Sunday, April 19, 2015

There is a book that I am reading now so that I might be a better father—Alysia Abbott her Fairyland—this memoir recalling Steve Abbott as father. And would I be reading this now were it not for Rob Halpern having written on Soup magazine, Halpern having written on the tensions in the Bay Area between the New Narrative and Language Writing communities, Halpern having written on Steve Abbott not as father (guardian) but as editor (shepherd)? This is what we offer one another. And perhaps this is how a figure like Abbott continues to teach and to share—by way of an echo heard now only from an extraordinary distance and as such never fully understood but only understood as we might allow him to be by way of a daughter distantly recollecting his life in fatherhood.

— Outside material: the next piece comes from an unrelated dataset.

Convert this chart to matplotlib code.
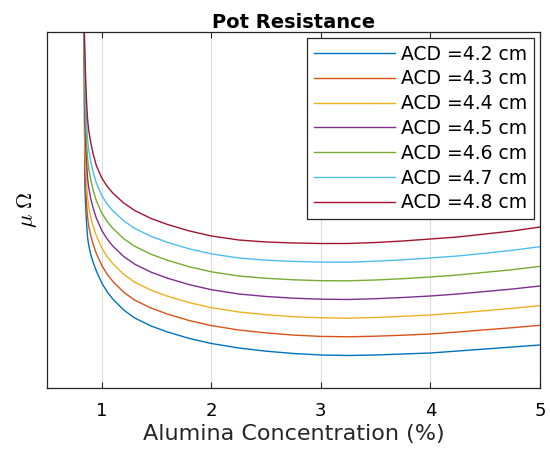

Recollecting indicates the act of collecting again. It is thus the act of recollecting as an act unto itself collects anew objects previously ordered otherwise. And through the act of recollecting these objects, in this instance memories, they cannot be but ordered and offered anew. Fairyland. This would be OZ. This could be The Land of Oz (1904), the place where, in "The Riches of Content," the final chapter, the Princess Ozma— fully aware of the beauty, kindness and calm her home offers—registers her reluctance to reside elsewhere: "'To think,' she moaned, 'that after having ruled as Queen, and lived in a palace, I must go back to scrubbing floors and churning butter again! It is too horrible to think of! I will never consent!"

Great Speckled Bird. This was earlier a passage from Jeremiah, 12.9: "Mine heritage is unto me as a speckled bird, the birds round about are against her; come ye, all the beasts of the field, come to devour." The figuration of this bird—this particular bird—was embedded in an evangelical Christian hymn, 1938 or so, by Rev. Guy Smith—fundamentalist self-perception come to devour. Here—in the journal—the bird has been repurposed—or perhaps it has been called back to its originary purpose. Like a falcon to a falconress—the thing who, according to Duncan, his mother would be—that my mother would be or that I could be—in modelling another kind of masculinity for my daughter.

And the cover of this Great Speckled Bird above reminds me of too many things—i.e. the million-strong march in NYC honoring the twenty-fifth anniversary of the Stonewall Rebellion back in 1994—did it begin or end on Christopher Street—I cannot now remember—but I do remember the moment of silence for those whose lives were given to AIDS and HIV-related illness. People as far as the eye could see in either direction, thousands of bodies, all held in an almost absolute silence and in the distance I distantly recall hearing sirens, but only faintly, as from another world if only because in that moment we had built our own. And the men were beautiful. And the women were beautiful. And all trapped between these two poles were beautiful. And the moment in its beauty offered a model just as Fairyland offers a model—for living—for thinking—for being—for shepherding a daughter through the world.